Dir. Baz Luhrmann, Australia/US, 2008, 165 mins
Cast: Nicole Kidman, Hugh Jackman, Bryan Brown, Ray Barrett, Brandon Walters, Jack Thompson
Review by Matthew Rodgers
G'day folks! Now cliché as it may be to start a review of Australia with such an obvious joke, it's simply used to prepare you for this lavishly bloated attempt at “Oz with the Wind” that's littered with them. From didgeridoos to bush kangaroos this is an unabashed attempt to create an old school, sweeping epic from the visionary genius of Baz Luhrmann, and while it's no Technicolor style classic, it certainly isn't Pearl Harbour either.
Set down under in a country on the cusp of World War II we chart the arrival of English aristocrat Lady Sarah Ashley (Kidman), who is in search of the husband she suspects is fraternising with the local ladies, hence his prolonged absence. What greets her is a rundown outpost, unexpected tragedy, and a straight talking cattle drover named, erm, Drover (Jackman). Faced with a moral dilemma and a growing bond with an orphaned Aboriginal boy called Nullah (Brandon Walters), with Drover's help she sets off across the outback to Darwin to drive 1,500 cattle to a home-saving payload. And that's just the half of it.
One of Australia 's biggest faults, like Peter Jackson's King Kong (with which this, visually at least, strikes huge comparison) is that it has the jarring feel of being two shorter movies horrendously edited together. Both are fine, but the transition between them interrupts the film's flow and only then does it begin to feel like a chore to sit through.
The pacing of the film is the biggest issue. The opening twenty minutes set a misleading tone that makes this wannabe epic seem more like a 70s sitcom with cardboard cut-out characters bickering in a manner more suited to “Carry On Australia” than a romantic epic. Once we're through that bumpy introduction though, there is a lot to admire about the cattle drive section of the film, as the heightened characterisations of Kidman's screeching, and Jackman's “Don't touch me Sheila” quips soon dilute to two genuinely likeable leads. Not that Luhrmann has ever had a problem in that department.
Both Kidman and Jackman do admirable jobs with the schizophrenic nature of the script and their chemistry is never in question. You would also be hard pressed to find two better looking actors to frame against the glorious colours of the setting sun, and nobody does “good looking” quite like Luhrmann. The aesthetics of Australia have a hazy romanticism to them, positioned somewhere between reality and a moving painting, though it's as much a love story between two people as it is ode to the country itself.
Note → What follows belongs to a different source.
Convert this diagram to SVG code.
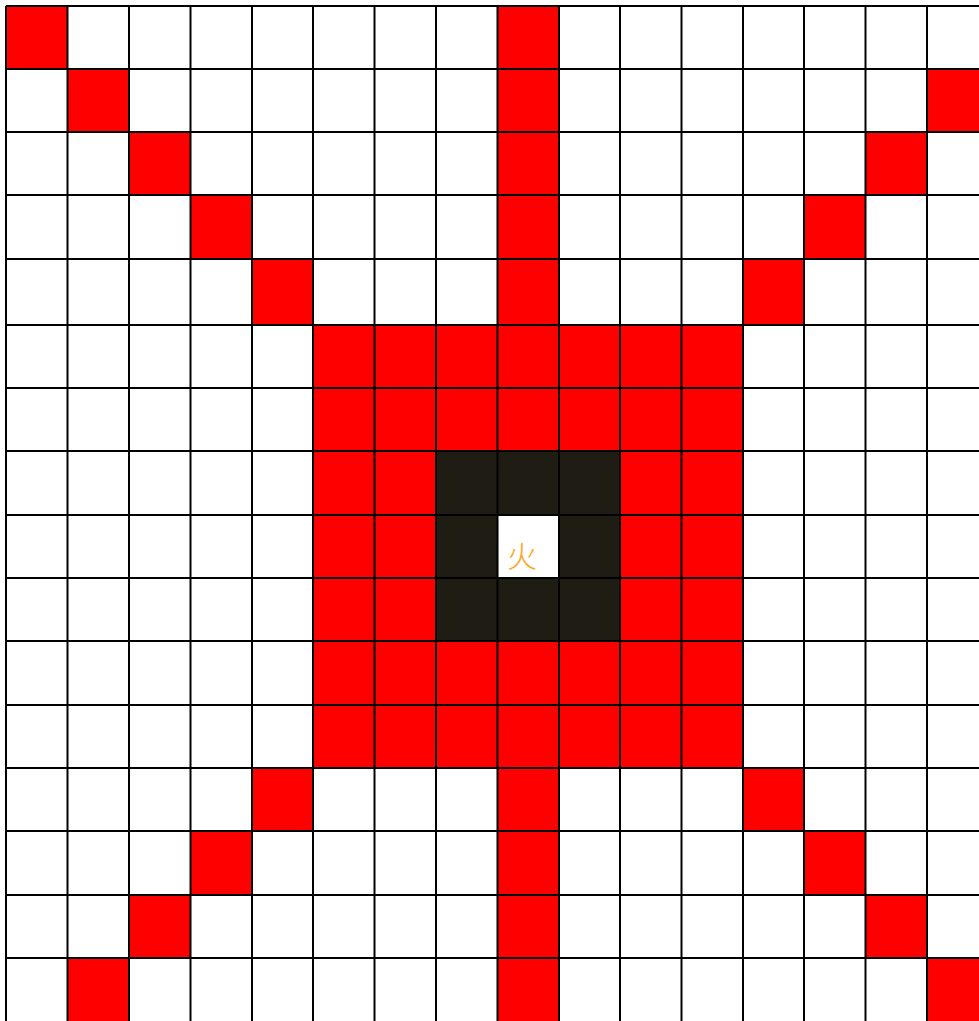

The biggest recommendation for getting a ticket to this Oz is the performance of Walters as the mixed raced child Nullah. It's exceptional for two reasons. Firstly in that it highlights the most interesting aspect of Luhrmann's story, which is the "stolen generation" of aboriginal children like him, who were removed from their families and for which John Howard recently issued an apology – the historical context adds an emotional weight otherwise lacking throughout most of the film. And second his performance is enchantingly brilliant. Amongst the dive bombing planes and horseback heroics, he steals the movie in two stand-out scenes. The first is an awkward exchange with Kidman, in which she tells him a bodged version of The Wizard of Oz . The look of awe on his face is one the audience might have hoped Australia would produce in them. And the second is the moment when Nullah, blacked up to look like a full-blooded aborigine to avoid capture, gets to watch said film for the first time. It's the emotional peak of the movie, and it is telling that it comes nearly two hours in.
There are plenty of moments when you can't help but be stirred by Australia 's ambition and scope. You really have to buy into the idea of the movie though, rather than just sniggering at the admittedly often cheesy dialogue. Otherwise you will merely waste three hours of your life and entirely miss the point of this impressive but fantastically flawed and bloated piece of escapist cinema.